In terms of risk/return strategies, opportunistic funds are "sexier." Core in my mind is pretty boring (buy for yield). Value-add and Opportunistic funds engage in more challenging situations and projects (distressed debt, capital-starved projects, renovations/rehabs, some new construction, etc.).

Jul 2, 2012 - 4:09pm

From a career point of view, it helps to have exposure to a broad range of asset types and geographic areas so you're not too pigeon holed and know how to model/analyse different types. Each asset class & geography is cyclical, so it helps to be able to navigate this and not have all your eggs in one basket.

In my opinion Office, Hotels and Malls are the sexiest (technical term) asset classes. They're the biggest in terms of size of individual deals and can get complex in terms of what you can do to the physical asset and how they are financed.

Hotels in particular can be an ego trip if you're investing in the luxury end of the market and you start working with "hotelier" type people. Definitely the most overrated/exaggerated asset class because of this. While there are elements of it being an operating business, hotel rooms in major cities are like a commodity to be honest (in my opinion). There are some interesting ways to make money if you look beyond the ego aspects though, e.g. instead of running loss making restaurants, rent out the space to proper restauranteurs (with an appropriate brand). Suddenly a $150k p.a. loss is a $250k p.a. profit and your hotel is worth several million more... all you had to do was sign a lease and swallow your ego.
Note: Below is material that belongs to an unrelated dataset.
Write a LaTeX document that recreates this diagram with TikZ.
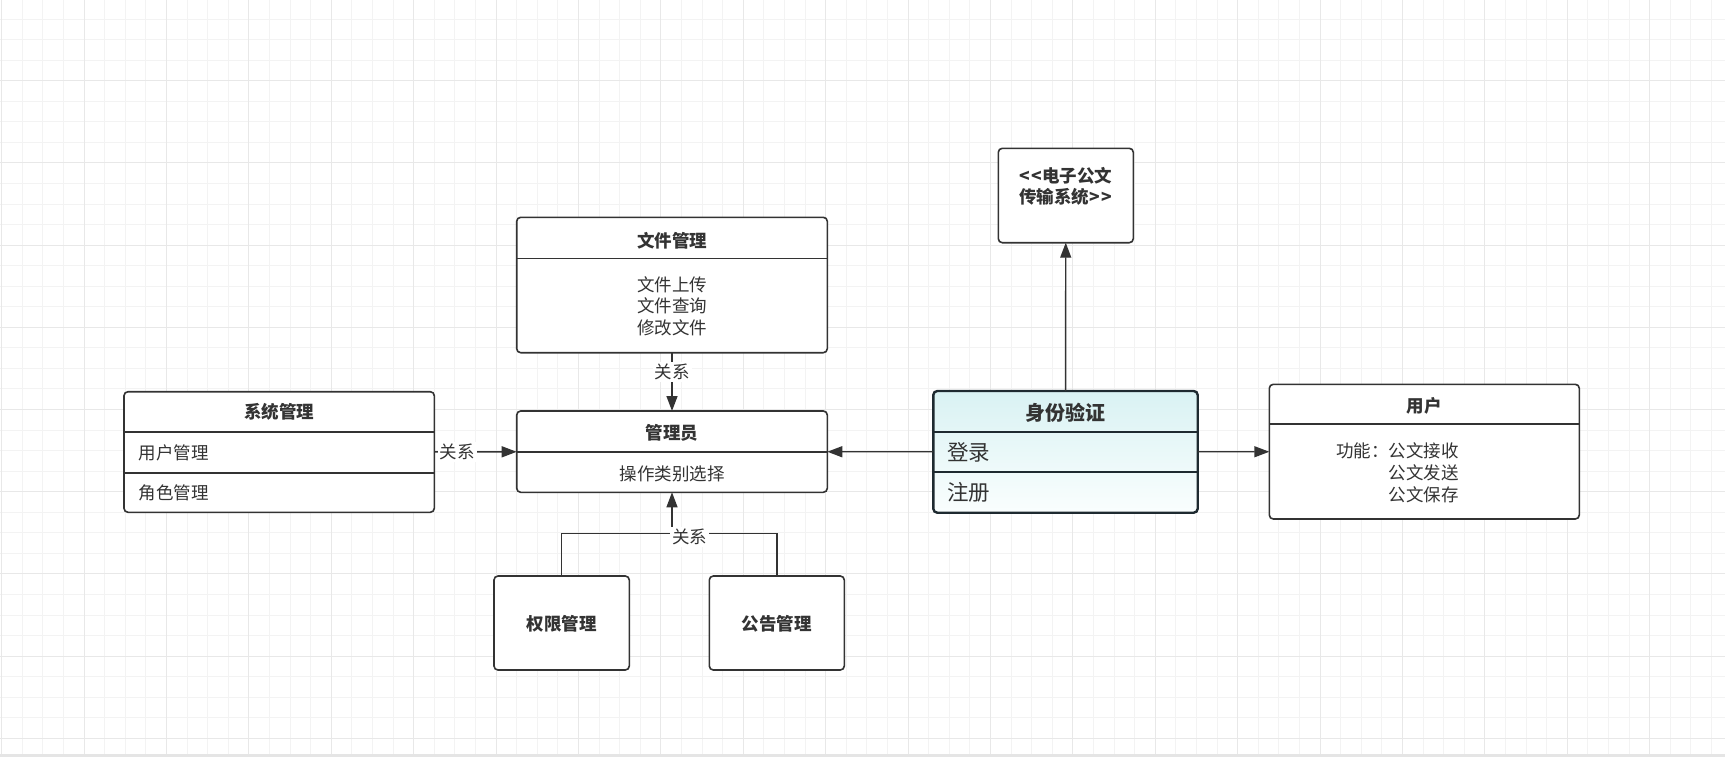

In terms of operators I think hotel asset managers seem to stick to hotels a lot (or mixed use), whereas you have office asset managers that also do retail (in major cities). As an investor / financier, I think its important to retain flexibility, but wouldn't turn down a great role with a top REIT, fund or operator just because it was hotel specific or office focused.

Jul 2, 2012 - 4:47pm

Just to clarify, this is not my answer. I just recalled I asked a very similar question in an earlier thread. This is user "requestions" answer.

"I think it depends. If you are talking about analyst opportunities then probably not. That being said, residential, hotel and multi-family are all pretty unique so there is probably a point that you will become pigeon holed. Retail/office are usually more complicated from a structuring stand point and modeling stand point so they are probably the better sectors to specialize in early on (especially for the ARGUS background which is critical). I specialized in one sector at the BB and another at the opportunity fund. It was pretty seamless. I think the same logic carries for the risk profile of the fund... early on it probably doesn't matter but once you are a senior associate/vp these will become more of a factor. I don't think either are a deal breaker but its important to remember that as you get older you will be compared to people with various backgrounds so if you're interviewing a VP with an office background at an opportunity fund versus a multi-family guy from a core fund each will have an edge on the other depending on the opportunity they are interviewing for. I think the ideal play that would position you best for any opportunity is an opportunistic strategy focusing on office properties in a major metro area. That is entirely an opinion though."